Informing clinical assessment by contextualizing post-hoc explanations of risk prediction models in type-2 diabetes

Abstract

Medical experts may use Artificial Intelligence (AI) systems with greater trust if these are supported by ‘contextual explanations’ that let the practitioner connect system inferences to their context of use. However, their importance in improving model usage and understanding has not been extensively studied. Hence, we consider a comorbidity risk prediction scenario and focus on contexts regarding the patients’ clinical state, AI predictions about their risk of complications, and algorithmic explanations supporting the predictions. We explore how relevant information for such dimensions can be extracted from Medical guidelines to answer typical questions from clinical practitioners. We identify this as a question answering (QA) task and employ several state-of-the-art Large Language Models (LLM) to present contexts around risk prediction model inferences and evaluate their acceptability.
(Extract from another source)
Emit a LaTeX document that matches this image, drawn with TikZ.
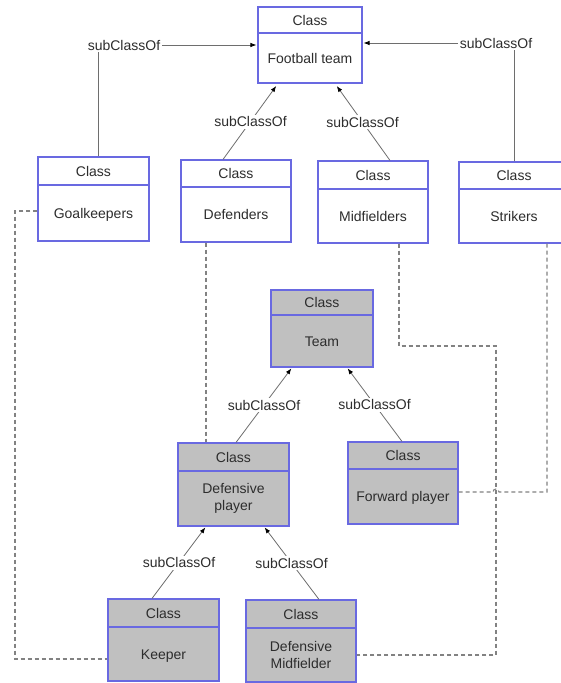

Finally, we study the benefits of contextual explanations by building an end-to-end AI pipeline including data cohorting, AI risk modeling, post-hoc model explanations, and prototyped a visual dashboard to present the combined insights from different context dimensions and data sources, while predicting and identifying the drivers of risk of Chronic Kidney Disease (CKD) - a common type-2 diabetes (T2DM) comorbidity. All of these steps were performed in deep engagement with medical experts, including a final evaluation of the dashboard results by an expert medical panel. We show that LLMs, in particular BERT and SciBERT, can be readily deployed to extract some relevant explanations to support clinical usage. To understand the value-add of the contextual explanations, the expert panel evaluated these regarding actionable insights in the relevant clinical setting. Overall, our paper is one of the first end-to-end analyses identifying the feasibility and benefits of contextual explanations in a real-world clinical use case. Our findings can help improve clinicians’ usage of AI models.